Cree

About

Naturally Curvy is a twenty-something married woman born and raised in Georgia. She is child-free and plans to stay that for quite an extended length of time. She has no degrees to speak of, and even less in the way of accomplishments, but that certainly doesn’t keep her from having an opinion. The one thing she’s always been is fat.


There are numerous fat acceptance blogs circulating the web, why the need for another? I don’t think there is a need. I do believe in speaking out and being open in hopes of being able to touch another person’s life. I’ve always been fat, but I rarely fit in with other fatties. I think it’s because I’ve always believed that fat people have just as many rights as anyone else. What others saw as confidence in my size, was simply my not understanding I should have been ashamed of myself. This is likely due to the fact I had other things on my mind (being a victim of child abuse), and never was really socialized. I always knew being fat made me unattractive, but I didn’t know others saw me as a lesser human being. When others refused to eat school lunch, I thought it was because they didn’t like the taste (and I was embarrassed by the fact it all tasted fine to me), when it was the horrible idea of getting fat. Looking back, I can see a lot of the mean tricks that were played, the social circles I was left out of, and the friendships I lost were due to my weight. At the time, I just thought something was wrong with me. I thought I was stupid, ugly, talentless, boring, etc., etc., etc. Even in the later days when I began thinking I was smart, funny, interesting, I still felt that something was wrong with me.
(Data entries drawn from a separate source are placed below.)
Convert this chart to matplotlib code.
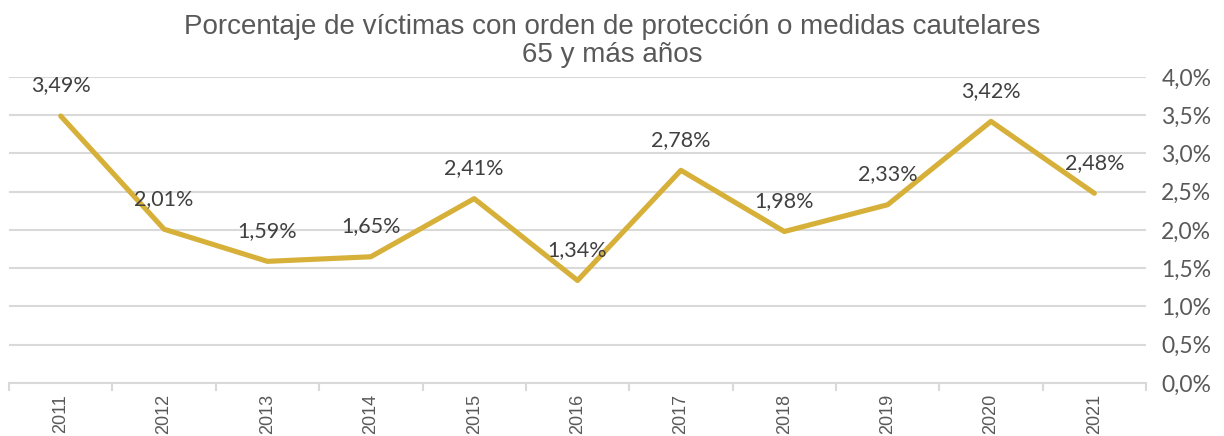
import numpy as np
import matplotlib
matplotlib.use("Agg")
from matplotlib import pyplot as plt
from matplotlib.ticker import FixedLocator

years = ["2011", "2012", "2013", "2014", "2015", "2016", "2017", "2018", "2019", "2020", "2021"]
values = [3.49, 2.01, 1.59, 1.65, 2.41, 1.34, 2.78, 1.98, 2.33, 3.42, 2.48]
y_ticks = [0.0, 0.5, 1.0, 1.5, 2.0, 2.5, 3.0, 3.5, 4.0]

gray = "#595959"
grid_col = "#D9D9D9"
line_col = "#D6B038"

fig = plt.figure(figsize=(12.24, 4.36), dpi=100)
ax = fig.add_axes([0.0074, 0.1216, 0.9289, 0.7018])

x = np.arange(len(years))
ax.plot(x, values, color=line_col, linewidth=3.7, solid_capstyle="round", solid_joinstyle="round", zorder=3)

# etiquetas de datos
for xi, v in zip(x, values):
    ax.annotate(f"{v:.2f}%".replace(".", ","), (xi, v), xytext=(0, 22), textcoords="offset points",
                ha="center", va="center", fontsize=15.5, color="#404040", family="Lato", zorder=4)

ax.set_xlim(-0.5, len(years) - 0.5)
ax.set_ylim(0, 4.0)
ax.set_yticks(y_ticks)
ax.set_yticklabels([f"{t:.1f}%".replace(".", ",") for t in y_ticks], fontsize=16.5, color=gray, family="Lato")
ax.yaxis.tick_right()
ax.tick_params(axis="y", length=0, pad=11)
ax.grid(axis="y", color=grid_col, linewidth=1.5, zorder=0)

ax.set_xticks(x)
ax.set_xticklabels(years, rotation=90, fontsize=13, color=gray, family="Liberation Sans")
ax.xaxis.set_minor_locator(FixedLocator(np.arange(-0.5, len(years), 1.0)))
ax.tick_params(axis="x", which="major", length=0, pad=8)
ax.tick_params(axis="x", which="minor", length=6, color=grid_col, width=1.5)

for s in ["top", "left", "right"]:
    ax.spines[s].set_visible(False)
ax.spines["bottom"].set_color(grid_col)
ax.spines["bottom"].set_linewidth(1.5)

fig.text(0.5, 0.906, "Porcentaje de víctimas con orden de protección o medidas cautelares\n65 y más años",
         ha="center", va="center", fontsize=20, color=gray, family="Liberation Sans", linespacing=1.1)

plt.savefig("out.png")
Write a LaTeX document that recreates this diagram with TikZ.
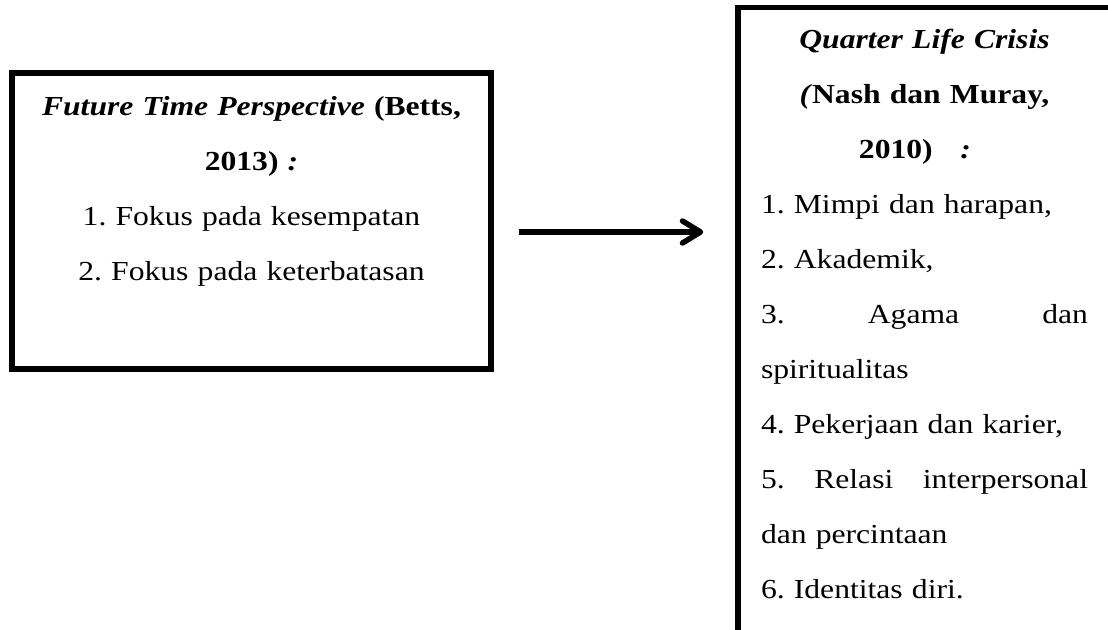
\documentclass[tikz,border=0pt]{standalone}
\usepackage{fontspec}
\setmainfont[FakeStretch=1.15]{Liberation Serif}
\usetikzlibrary{positioning,arrows.meta}
\frenchspacing

\begin{document}
\begin{tikzpicture}[
    x=1pt, y=1pt,
    framebox/.style={draw, line width=6pt, inner sep=0pt},
    boxtext/.style={inner sep=0pt, font=\fontsize{27.5}{55}\selectfont},
    flow/.style={line width=5.5pt, -{Straight Barb[length=18pt,width=22pt,round]}},
    ]
    \useasboundingbox (0,0) rectangle (1108,-629);
    \clip (0,0) rectangle (1108,-629);

    % left box
    \node [framebox, minimum width=479pt, minimum height=296pt]
        (ftsbox) at (251.5,-221) {};

    \node [boxtext, text width=470pt, align=center, below=26pt of ftsbox.north]
        (ftstext)
        {\textbf{\textit{Future Time Perspective}} \textbf{(Betts,}\\
         \textbf{2013) \textit{:}}\\
         1. Fokus pada kesempatan\\
         2. Fokus pada keterbatasan};

    % right box, runs off the page
    \node [framebox, line width=5.5pt, minimum width=373pt, minimum height=700pt]
        (qlcbox) at (924.5,-357.5) {};

    \node [boxtext, text width=327pt, align=left, below=24pt of qlcbox.north]
        (qlctext)
        {\makebox[\linewidth]{\textbf{\textit{Quarter Life Crisis}}}\\
         \makebox[\linewidth]{\textbf{\textit{(}Nash dan Muray,}}\\
         \makebox[\linewidth]{\textbf{2010)}\hspace{1em}\textbf{\textit{:}}\hspace{0.7em}}\\
         1. Mimpi dan harapan,\\
         2. Akademik,\\
         \leavevmode\hbox to \linewidth{3.\hfill Agama\hfill dan}\\
         spiritualitas\\
         4. Pekerjaan dan karier,\\
         \leavevmode\hbox to \linewidth{5.\hfill Relasi\hfill interpersonal}\\
         dan percintaan\\
         6. Identitas diri.};

    \draw [flow, shorten <=25pt, shorten >=32pt]
        ([yshift=-11pt]ftsbox.east)
        --
        ([yshift=-11pt]ftsbox.east -| qlcbox.west)
        ;
\end{tikzpicture}
\end{document}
Otherwise, why didn’t people want to be my friend?

I know it sounds naive, but it really has been an epiphany learning about fat acceptance and how people regard fat people. That’s it! I thought to myself, I’m fat and people don’t like me for that. I realized that the thing that people hated about me, was something that was so much a part of who I am (like brown hair or freckles). I’ve always fought for the rights of those who couldn’t stand up for themselves, and so FA goes right along into that. No one should have to feel ashamed of who they are and I want to help stop the ignorance.

This blog isn’t just about fat acceptance though. It’s about being eco-friendly, animal rights, marijuana laws, pro-choice, polygamy, mental health, gay rights, and religious freedom, to name just a few. It’s about me, my experiences in life, my perspective on these things, and hopefully it’ll be about inspiring and encouraging others as well as giving them somebody to relate to.
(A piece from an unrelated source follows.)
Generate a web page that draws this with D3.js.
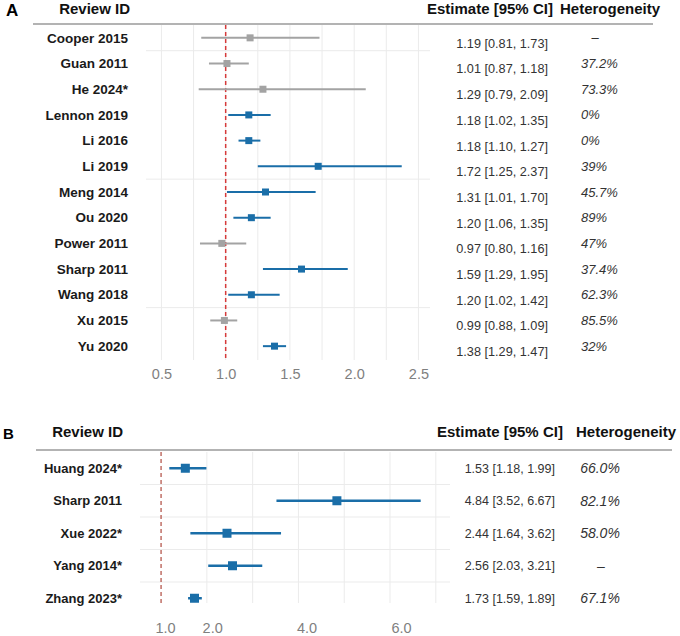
<!DOCTYPE html>
<html>
<head>
<meta charset="utf-8">
<script src="https://cdn.jsdelivr.net/npm/d3@7"></script>
<style>
  body { margin: 0; background: #fff; }
  svg { font-family: "Liberation Sans", Arial, sans-serif; }
  .label { font-weight: bold; fill: #1a1a1a; }
  .header { font-weight: bold; fill: #111; font-size: 15px; }
  .est { fill: #333; }
  .het { fill: #333; font-style: italic; }
  .tick text { fill: #7f7f7f; font-size: 14.5px; }
</style>
</head>
<body>
<div id="wrapper"></div>
<script>
// Panel A data
const reviewsA = ["Cooper 2015", "Guan 2011", "He 2024*", "Lennon 2019", "Li 2016", "Li 2019",
  "Meng 2014", "Ou 2020", "Power 2011", "Sharp 2011", "Wang 2018", "Xu 2015", "Yu 2020"]
const estA  = [1.19, 1.01, 1.29, 1.18, 1.18, 1.72, 1.31, 1.20, 0.97, 1.59, 1.20, 0.99, 1.38]
const lowA  = [0.81, 0.87, 0.79, 1.02, 1.10, 1.25, 1.01, 1.06, 0.80, 1.29, 1.02, 0.88, 1.29]
const highA = [1.73, 1.18, 2.09, 1.35, 1.27, 2.37, 1.70, 1.35, 1.16, 1.95, 1.42, 1.09, 1.47]
const hetA  = ["–", "37.2%", "73.3%", "0%", "0%", "39%", "45.7%", "89%", "47%", "37.4%", "62.3%", "85.5%", "32%"]
const ticksA = [0.5, 1.0, 1.5, 2.0, 2.5]
const gridA = [0.5, 0.75, 1.0, 1.25, 1.5, 1.75, 2.0, 2.25, 2.5]
const rowGridA = [1, 6, 11]   // row lines drawn above these rows

// Panel B data
const reviewsB = ["Huang 2024*", "Sharp 2011", "Xue 2022*", "Yang 2014*", "Zhang 2023*"]
const estB  = [1.53, 4.84, 2.44, 2.56, 1.73]
const lowB  = [1.18, 3.52, 1.64, 2.03, 1.59]
const highB = [1.99, 6.67, 3.62, 3.21, 1.89]
const hetB  = ["66.0%", "82.1%", "58.0%", "–", "67.1%"]
const ticksB = [1.0, 2.0, 4.0, 6.0]
const gridB = [2, 3, 4, 5, 6, 7]
const rowGridB = [1, 2, 3, 4]

const blue = "#1a6ea8"
const grey = "#a3a3a3"
const fmt = d3.format(".2f")

const svg = d3.select("#wrapper")
  .append("svg")
    .attr("width", 680)
    .attr("height", 636)

function drawPanel(p) {
  const g = svg.append("g")
  const rows = p.reviews.map((r, i) => ({
    id: r, est: p.est[i], low: p.low[i], high: p.high[i], het: p.het[i],
  }))

  const y = d3.scaleBand()
    .domain(p.reviews)
    .range(p.yRange)
  const yc = d => y(d) + y.bandwidth() / 2

  // panel letter + headers
  g.append("text")
      .attr("x", p.letterX).attr("y", p.headY + 2)
      .style("font-weight", "bold").style("font-size", p.letterSize + "px")
      .text(p.letter)
  g.append("text").attr("class", "header")
      .attr("x", p.idHeadX).attr("y", p.headY).attr("text-anchor", "end")
      .text("Review ID")
  g.append("text").attr("class", "header")
      .attr("x", p.estHeadX).attr("y", p.headY)
      .text("Estimate [95% CI]")
  g.append("text").attr("class", "header")
      .attr("x", p.hetHeadX).attr("y", p.headY)
      .text("Heterogeneity")
  g.append("line")
      .attr("x1", p.ruleX[0]).attr("x2", p.ruleX[1])
      .attr("y1", p.ruleY).attr("y2", p.ruleY)
      .attr("stroke", "#9a9a9a").attr("stroke-width", 1.5)

  // grid
  const [gx0, gx1] = p.x.range()
  g.selectAll(".vgrid")
      .data(p.grid)
    .enter().append("line")
      .attr("x1", d => p.x(d)).attr("x2", d => p.x(d))
      .attr("y1", p.yRange[0]).attr("y2", p.gridBottom)
      .attr("stroke", "#ebebeb").attr("stroke-width", 1)
  g.selectAll(".hgrid")
      .data(p.rowGrid)
    .enter().append("line")
      .attr("x1", gx0).attr("x2", gx1)
      .attr("y1", d => y(p.reviews[d])).attr("y2", d => y(p.reviews[d]))
      .attr("stroke", "#ebebeb").attr("stroke-width", 1)

  // reference line at 1
  g.append("line")
      .attr("x1", p.x(1)).attr("x2", p.x(1))
      .attr("y1", p.yRange[0]).attr("y2", p.gridBottom)
      .attr("stroke", p.refColor).attr("stroke-width", p.refWidth)
      .attr("stroke-dasharray", "4,3")

  // intervals + points
  const colour = d => (d.low < 1 && d.high > 1) ? grey : blue
  g.selectAll(".ci")
      .data(rows)
    .enter().append("line")
      .attr("x1", d => p.x(d.low)).attr("x2", d => p.x(d.high))
      .attr("y1", d => yc(d.id)).attr("y2", d => yc(d.id))
      .attr("stroke", colour).attr("stroke-width", p.lineWidth)
  g.selectAll(".pt")
      .data(rows)
    .enter().append("rect")
      .attr("x", d => p.x(d.est) - p.box / 2)
      .attr("y", d => yc(d.id) - p.box / 2)
      .attr("width", p.box).attr("height", p.box)
      .attr("fill", colour)

  // labels
  g.selectAll(".label")
      .data(rows)
    .enter().append("text")
      .attr("class", "label")
      .attr("x", p.labelX).attr("y", d => yc(d.id))
      .attr("dy", "0.35em").attr("text-anchor", "end")
      .style("font-size", p.labelSize + "px")
      .text(d => d.id)
  g.selectAll(".est")
      .data(rows)
    .enter().append("text")
      .attr("class", "est")
      .attr("x", p.estX).attr("y", d => yc(d.id) + p.estDy)
      .attr("dy", "0.35em").attr("text-anchor", "end")
      .style("font-size", p.estSize + "px")
      .text(d => `${fmt(d.est)} [${fmt(d.low)}, ${fmt(d.high)}]`)
  g.selectAll(".het")
      .data(rows)
    .enter().append("text")
      .attr("class", "het")
      .attr("x", d => d.het === "–" ? p.dashX : p.hetX)
      .attr("y", d => yc(d.id))
      .attr("dy", "0.35em")
      .attr("text-anchor", d => d.het === "–" ? "middle" : p.hetAnchor)
      .style("font-size", p.hetSize + "px")
      .text(d => d.het)

  // axis labels
  const axis = d3.axisBottom(p.tickScale)
    .tickValues(p.ticks)
    .tickSize(0)
    .tickPadding(0)
    .tickFormat(d3.format(".1f"))
  g.append("g")
      .attr("transform", `translate(0, ${p.axisY})`)
      .call(axis)
    .call(a => a.select(".domain").remove())
}

const xA = d3.scaleLinear().domain([0.38, 2.59]).range([146, 430])
drawPanel({
  reviews: reviewsA, est: estA, low: lowA, high: highA, het: hetA,
  ticks: ticksA, grid: gridA, rowGrid: rowGridA,
  x: xA, tickScale: xA, yRange: [25, 359], gridBottom: 360,
  letter: "A", letterX: 6, letterSize: 17, headY: 14,
  idHeadX: 130, estHeadX: 427, hetHeadX: 560, ruleX: [33, 653], ruleY: 24,
  labelX: 128, labelSize: 13.5, estX: 548, estSize: 12.7, estDy: 5.5,
  hetX: 581, dashX: 595, hetAnchor: "start", hetSize: 13,
  box: 7, lineWidth: 2, refColor: "#d63a3a", refWidth: 1.5, axisY: 369,
})

const xB = d3.scaleLinear().domain([0.54, 7.31]).range([140, 450])
const tickScaleB = d3.scaleLinear().domain([1, 6]).range([165, 401])
drawPanel({
  reviews: reviewsB, est: estB, low: lowB, high: highB, het: hetB,
  ticks: ticksB, grid: gridB, rowGrid: rowGridB,
  x: xB, tickScale: tickScaleB, yRange: [452, 614.5], gridBottom: 603,
  letter: "B", letterX: 3, letterSize: 15, headY: 437,
  idHeadX: 123, estHeadX: 437, hetHeadX: 576, ruleX: [36, 672], ruleY: 450,
  labelX: 122, labelSize: 13, estX: 555, estSize: 12.5, estDy: 0,
  hetX: 600, dashX: 601, hetAnchor: "middle", hetSize: 14,
  box: 9, lineWidth: 2.5, refColor: "#b04a40", refWidth: 1.2, axisY: 623,
})
</script>
</body>
</html>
I have recently discovered that I am Asexual. I guess I shouldn’t say “discovered”. I’ve always known I was a bit strange on that side of things, but I didn’t know there was an actual label or community around it. I think my asexuality also helped me get through my younger years as a fattie. Since I didn’t care about having sex with folks, then they never had a chance to reject me sexually and thus there was no negative reaction. I’ve always craved intimacy, and I was able to get that through a few close friends, so relationships were never an issue. I didn’t want to be popular, I always prefer a close-knit group as oppose to a large bunch of acquaintances. This has had little to no affect on my marriage, I was upfront about my lack of sexual desire with my husband from the beginning. I am also polyamorous.

  1. Just found your blog…I dig it! I discovered the fat acceptance movement about a year ago, and it was a totally awesome thing to find, even though I’m not technically fat (but our culture probably thinks I am). Anyway, I’m linking to ya!